‘Citizen Scientists’ dive the Gulf of Maine

One hundred recreational scuba divers jumped into the Gulf of Maine on Saturday armed with plastic writing pads and No. 2 pencils. Their mission: Count and identify the fish and invertebrates they see.

The divers are creating a database that scientists could use to gain insight into the range and population levels of marine life in the gulf.

“We are just trying to be the eyes and ears of the scientists and give them information they don’t have,” said Bob Michelson, who is coordinating the Gulf of Maine survey.

This is expected to be the largest one-day dive event associated with the Great Annual Fish Count, which takes place in coastal waters in North and South America.

The project is modelled after the National Audubon Society Christmas Bird Count, an annual survey of bird populations that has been ongoing since 1900.

Volunteers can identify and count most fish species just as well as scientists can, said Christy Pattengill-Semmens, a scientist who coordinates fish-count data for The Reef Environmental Education Foundation.

The large number of volunteer surveys provides “statistical power” that makes the data valuable to scientists, she said.

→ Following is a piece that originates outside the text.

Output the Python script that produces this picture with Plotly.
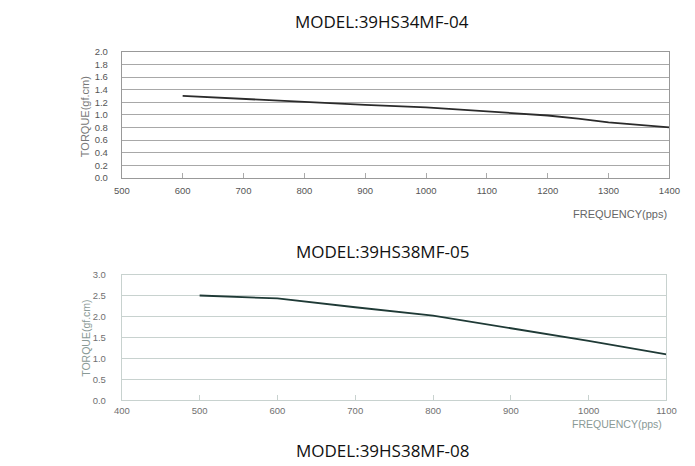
import plotly.graph_objects as go

# Chart 1: MODEL:39HS34MF-04
freq1 = [600, 700, 800, 900, 1000, 1100, 1200, 1250, 1300, 1400]
torque1 = [1.30, 1.25, 1.20, 1.16, 1.12, 1.06, 0.99, 0.94, 0.88, 0.80]
x1_ticks = [500, 600, 700, 800, 900, 1000, 1100, 1200, 1300, 1400]
y1_ticks = [0.0, 0.2, 0.4, 0.6, 0.8, 1.0, 1.2, 1.4, 1.6, 1.8, 2.0]

# Chart 2: MODEL:39HS38MF-05
freq2 = [500, 600, 700, 800, 900, 1000, 1100]
torque2 = [2.50, 2.43, 2.22, 2.02, 1.72, 1.42, 1.10]
x2_ticks = [400, 500, 600, 700, 800, 900, 1000, 1100]
y2_ticks = [0.0, 0.5, 1.0, 1.5, 2.0, 2.5, 3.0]

titles = ["MODEL:39HS34MF-04", "MODEL:39HS38MF-05", "MODEL:39HS38MF-08"]
y_title = "TORQUE(gf.cm)"
x_title = "FREQUENCY(pps)"

W, H = 695, 466
def px(x): return x / W
def py(y): return 1 - y / H

fig = go.Figure()
fig.add_trace(go.Scatter(x=freq1, y=torque1, mode="lines", line=dict(color="#2b2b2b", width=1.8),
                         xaxis="x", yaxis="y", showlegend=False, hoverinfo="skip"))
fig.add_trace(go.Scatter(x=freq2, y=torque2, mode="lines", line=dict(color="#1f3a36", width=1.8),
                         xaxis="x2", yaxis="y2", showlegend=False, hoverinfo="skip"))

tickfont = dict(family="Liberation Sans, Arial", size=9.5, color="#555555")
tickfont2 = dict(family="Liberation Sans, Arial", size=9.5, color="#707070")

fig.update_layout(
    width=W, height=H, margin=dict(l=0, r=0, t=0, b=0),
    paper_bgcolor="white", plot_bgcolor="white",
    xaxis=dict(domain=[px(117), px(680)], range=[500, 1400], tickvals=x1_ticks,
               ticks="inside", ticklen=5, tickcolor="#aaaaaa", showgrid=False,
               showline=True, linecolor="#999999", linewidth=1, mirror=True,
               tickfont=tickfont, ticklabelstandoff=4,
               zeroline=False, anchor="y", fixedrange=True),
    yaxis=dict(domain=[py(176), py(47)], range=[0, 2.0], tickvals=y1_ticks,
               tickformat=".1f", ticks="", showgrid=True, gridcolor="#a8a8a8", gridwidth=1,
               showline=True, linecolor="#999999", linewidth=1, mirror=True,
               tickfont=tickfont, ticklabelstandoff=11,
               zeroline=False, anchor="x", fixedrange=True),
    xaxis2=dict(domain=[px(117), px(677)], range=[400, 1100], tickvals=x2_ticks,
                ticks="inside", ticklen=5, tickcolor="#c8d2cf", showgrid=False,
                showline=True, linecolor="#c8d2cf", linewidth=1, mirror=True,
                tickfont=tickfont2, ticklabelstandoff=1,
                zeroline=False, anchor="y2", fixedrange=True),
    yaxis2=dict(domain=[py(404), py(275)], range=[0, 3.0], tickvals=y2_ticks,
                tickformat=".1f", ticks="", showgrid=True, gridcolor="#c8d2cf", gridwidth=1,
                showline=True, linecolor="#c8d2cf", linewidth=1, mirror=True,
                tickfont=tickfont2, ticklabelstandoff=13,
                zeroline=False, anchor="x2", fixedrange=True),
)

ann = []
title_font = dict(family="Open Sans, Noto Sans", size=17, color="#111111")
for t, yy in zip(titles, [16, 251, 455]):
    ann.append(dict(text=t, x=px(385), y=py(yy), xref="paper", yref="paper",
                    xanchor="center", yanchor="middle", showarrow=False, font=title_font))
ann.append(dict(text=y_title, x=px(80), y=py(113), xref="paper", yref="paper", textangle=-90,
                xanchor="center", yanchor="middle", showarrow=False,
                font=dict(family="Liberation Sans, Arial", size=11, color="#777777")))
ann.append(dict(text=y_title, x=px(80), y=py(340), xref="paper", yref="paper", textangle=-90,
                xanchor="center", yanchor="middle", showarrow=False,
                font=dict(family="Liberation Sans, Arial", size=10.5, color="#8a9a96")))
ann.append(dict(text=x_title, x=px(680), y=py(213), xref="paper", yref="paper",
                xanchor="right", yanchor="middle", showarrow=False,
                font=dict(family="Liberation Sans, Arial", size=11, color="#666666")))
ann.append(dict(text=x_title, x=px(674), y=py(428), xref="paper", yref="paper",
                xanchor="right", yanchor="middle", showarrow=False,
                font=dict(family="Liberation Sans, Arial", size=10.5, color="#8a9a96")))
fig.update_layout(annotations=ann)

fig.write_html("out.html")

This kind of data would be impossible for scientists to collect on their own because there is not enough research money available, she said.

Divers fill out a standardized form that REEF supplies. The Florida-based non-profit conservation group receives data from 2,000 surveys each month.

It began recording diver surveys in 1993 in the Gulf of Mexico and the Caribbean and today has 85,000 survey records.

Pattengill-Semmens said scientists routinely refer to the database, which is available to anyone for no charge at www.reef.org. Fisheries managers in the Gulf of Mexico and the Caribbean have used the data to create management plans.

The program has been particularly helpful in tracking the range expansion of native and non-native species, she said.

The effort in the Gulf of Maine is only four years old, so there is not enough data yet for significant scientific value, said Michelson, who trains New England divers to count fish as part of the National Oceanic and Atmospheric Administration National Marine Sanctuary Program. He said the value will increase as the database grows.

Right now, divers in the Gulf of Maine have produced about 800 surveys.

“If you get thousands of surveys over the course of years,” he said, “it starts to do some good.”

Today, 94 divers involved in the program will be doing surveys off Cape Ann in Massachusetts, and six drivers will launch from Nubble Light in York. Last year, 84 divers spotted more than 40 species of fish in the Gulf of Maine.

The event is part of the annual celebration of the Stellwagen Bank National Marine Sanctuary, one of the nation’s 13 special marine areas selected for their ecological, recreational and historical values. The 842-square-mile sanctuary is located at the mouth of Massachusetts Bay.